• [Data supplied]
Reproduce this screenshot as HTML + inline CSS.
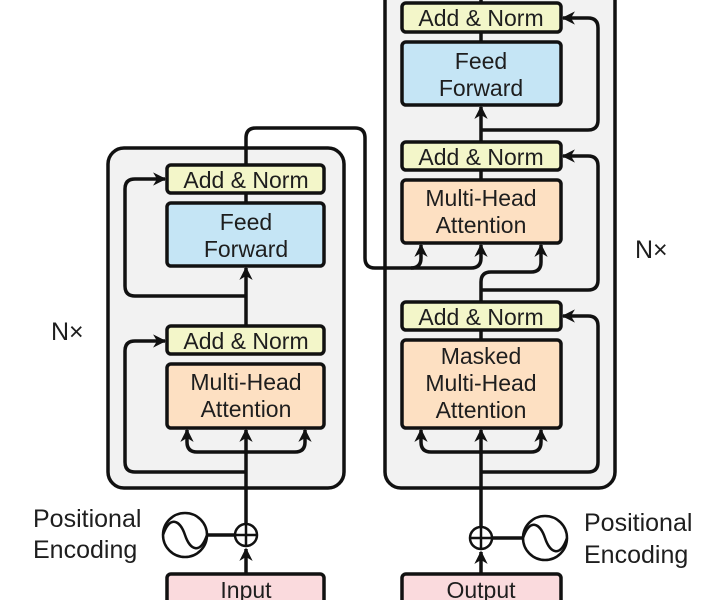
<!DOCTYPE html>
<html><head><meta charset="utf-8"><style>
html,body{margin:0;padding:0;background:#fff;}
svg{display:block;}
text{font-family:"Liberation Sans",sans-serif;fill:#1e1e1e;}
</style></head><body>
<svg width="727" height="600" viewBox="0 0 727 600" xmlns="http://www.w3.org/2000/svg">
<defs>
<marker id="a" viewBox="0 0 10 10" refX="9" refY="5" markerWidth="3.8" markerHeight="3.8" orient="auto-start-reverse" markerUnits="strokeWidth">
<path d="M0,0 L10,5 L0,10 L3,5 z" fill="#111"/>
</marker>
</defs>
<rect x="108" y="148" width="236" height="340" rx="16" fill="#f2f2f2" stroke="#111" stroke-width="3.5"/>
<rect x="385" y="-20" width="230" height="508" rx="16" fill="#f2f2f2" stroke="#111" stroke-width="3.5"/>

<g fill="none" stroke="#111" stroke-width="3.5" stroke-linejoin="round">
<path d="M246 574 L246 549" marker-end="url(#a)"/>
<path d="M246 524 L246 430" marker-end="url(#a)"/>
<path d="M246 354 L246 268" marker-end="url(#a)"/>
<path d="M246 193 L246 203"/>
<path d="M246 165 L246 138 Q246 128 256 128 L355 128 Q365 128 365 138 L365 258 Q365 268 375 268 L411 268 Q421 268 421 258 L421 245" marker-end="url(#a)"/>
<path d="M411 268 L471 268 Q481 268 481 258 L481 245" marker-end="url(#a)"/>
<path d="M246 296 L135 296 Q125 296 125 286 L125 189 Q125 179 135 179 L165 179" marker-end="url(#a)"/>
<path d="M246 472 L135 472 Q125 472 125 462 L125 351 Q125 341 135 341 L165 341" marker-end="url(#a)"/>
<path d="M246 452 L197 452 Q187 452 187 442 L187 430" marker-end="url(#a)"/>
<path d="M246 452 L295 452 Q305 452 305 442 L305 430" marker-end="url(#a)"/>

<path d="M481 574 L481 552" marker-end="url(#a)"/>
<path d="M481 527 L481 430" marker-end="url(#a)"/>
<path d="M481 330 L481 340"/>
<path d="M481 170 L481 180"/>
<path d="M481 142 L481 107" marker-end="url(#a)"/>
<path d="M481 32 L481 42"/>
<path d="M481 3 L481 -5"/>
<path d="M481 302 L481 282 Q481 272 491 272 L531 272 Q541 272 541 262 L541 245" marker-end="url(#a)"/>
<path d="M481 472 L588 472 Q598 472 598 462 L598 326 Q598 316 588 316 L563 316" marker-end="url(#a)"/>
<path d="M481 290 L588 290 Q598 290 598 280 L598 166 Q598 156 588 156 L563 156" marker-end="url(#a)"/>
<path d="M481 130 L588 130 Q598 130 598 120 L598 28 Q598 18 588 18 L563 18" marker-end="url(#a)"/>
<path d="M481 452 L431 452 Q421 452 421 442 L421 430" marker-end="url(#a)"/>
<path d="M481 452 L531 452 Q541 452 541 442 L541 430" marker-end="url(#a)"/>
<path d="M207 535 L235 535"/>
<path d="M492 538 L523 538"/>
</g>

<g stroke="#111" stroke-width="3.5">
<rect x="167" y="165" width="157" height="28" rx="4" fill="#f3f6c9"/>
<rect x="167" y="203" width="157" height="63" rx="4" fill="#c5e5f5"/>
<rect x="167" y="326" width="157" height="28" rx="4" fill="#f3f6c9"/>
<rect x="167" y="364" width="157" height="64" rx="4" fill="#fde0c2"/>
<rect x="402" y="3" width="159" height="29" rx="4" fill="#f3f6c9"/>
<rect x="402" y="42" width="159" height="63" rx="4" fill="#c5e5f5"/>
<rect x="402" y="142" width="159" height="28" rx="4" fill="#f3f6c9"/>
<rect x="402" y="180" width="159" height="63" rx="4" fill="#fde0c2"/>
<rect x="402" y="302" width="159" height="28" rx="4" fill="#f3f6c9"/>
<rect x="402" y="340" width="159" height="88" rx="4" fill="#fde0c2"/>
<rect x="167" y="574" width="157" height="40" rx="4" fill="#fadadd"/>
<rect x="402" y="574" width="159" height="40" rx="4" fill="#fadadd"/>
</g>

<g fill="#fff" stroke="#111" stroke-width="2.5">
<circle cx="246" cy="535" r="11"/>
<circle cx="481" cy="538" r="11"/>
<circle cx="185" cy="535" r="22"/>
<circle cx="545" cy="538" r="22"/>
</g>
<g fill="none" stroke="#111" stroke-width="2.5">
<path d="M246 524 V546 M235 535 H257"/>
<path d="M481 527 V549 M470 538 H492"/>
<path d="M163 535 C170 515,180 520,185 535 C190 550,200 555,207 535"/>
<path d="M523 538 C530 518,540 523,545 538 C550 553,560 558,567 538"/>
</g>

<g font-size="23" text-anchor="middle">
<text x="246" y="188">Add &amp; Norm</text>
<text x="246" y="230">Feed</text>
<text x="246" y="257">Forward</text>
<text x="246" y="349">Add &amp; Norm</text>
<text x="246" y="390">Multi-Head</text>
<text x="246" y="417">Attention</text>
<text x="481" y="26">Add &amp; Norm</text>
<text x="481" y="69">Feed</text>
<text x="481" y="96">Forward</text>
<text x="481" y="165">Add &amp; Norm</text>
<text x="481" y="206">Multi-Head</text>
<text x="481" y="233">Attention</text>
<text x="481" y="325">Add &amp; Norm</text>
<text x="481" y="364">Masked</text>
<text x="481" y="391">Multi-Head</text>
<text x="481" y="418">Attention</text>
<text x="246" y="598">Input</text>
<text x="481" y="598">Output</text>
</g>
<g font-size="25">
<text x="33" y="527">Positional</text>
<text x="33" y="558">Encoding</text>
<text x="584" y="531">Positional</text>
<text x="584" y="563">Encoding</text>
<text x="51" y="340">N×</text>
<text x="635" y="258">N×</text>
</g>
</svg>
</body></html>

==

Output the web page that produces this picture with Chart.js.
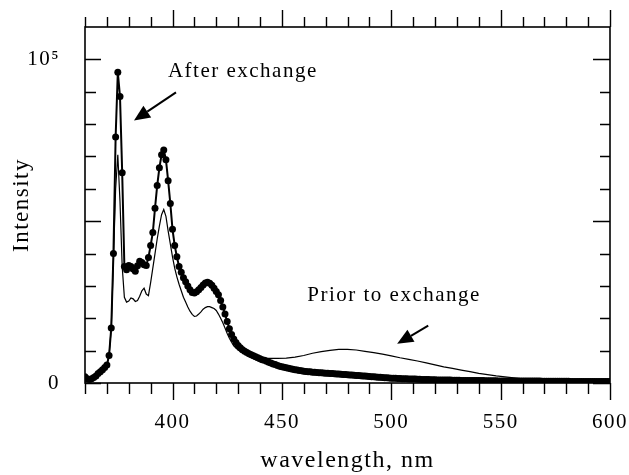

• [The task]
Pick out the part that begins with the line containing "Reproduce this screenshot" and finishes with the line containing "452 L295 452", both included. Restate it exactly, without images.

• [Expected output]
Reproduce this screenshot as HTML + inline CSS.
<!DOCTYPE html>
<html><head><meta charset="utf-8"><style>
html,body{margin:0;padding:0;background:#fff;}
svg{display:block;}
text{font-family:"Liberation Sans",sans-serif;fill:#1e1e1e;}
</style></head><body>
<svg width="727" height="600" viewBox="0 0 727 600" xmlns="http://www.w3.org/2000/svg">
<defs>
<marker id="a" viewBox="0 0 10 10" refX="9" refY="5" markerWidth="3.8" markerHeight="3.8" orient="auto-start-reverse" markerUnits="strokeWidth">
<path d="M0,0 L10,5 L0,10 L3,5 z" fill="#111"/>
</marker>
</defs>
<rect x="108" y="148" width="236" height="340" rx="16" fill="#f2f2f2" stroke="#111" stroke-width="3.5"/>
<rect x="385" y="-20" width="230" height="508" rx="16" fill="#f2f2f2" stroke="#111" stroke-width="3.5"/>

<g fill="none" stroke="#111" stroke-width="3.5" stroke-linejoin="round">
<path d="M246 574 L246 549" marker-end="url(#a)"/>
<path d="M246 524 L246 430" marker-end="url(#a)"/>
<path d="M246 354 L246 268" marker-end="url(#a)"/>
<path d="M246 193 L246 203"/>
<path d="M246 165 L246 138 Q246 128 256 128 L355 128 Q365 128 365 138 L365 258 Q365 268 375 268 L411 268 Q421 268 421 258 L421 245" marker-end="url(#a)"/>
<path d="M411 268 L471 268 Q481 268 481 258 L481 245" marker-end="url(#a)"/>
<path d="M246 296 L135 296 Q125 296 125 286 L125 189 Q125 179 135 179 L165 179" marker-end="url(#a)"/>
<path d="M246 472 L135 472 Q125 472 125 462 L125 351 Q125 341 135 341 L165 341" marker-end="url(#a)"/>
<path d="M246 452 L197 452 Q187 452 187 442 L187 430" marker-end="url(#a)"/>
<path d="M246 452 L295 452 Q305 452 305 442 L305 430" marker-end="url(#a)"/>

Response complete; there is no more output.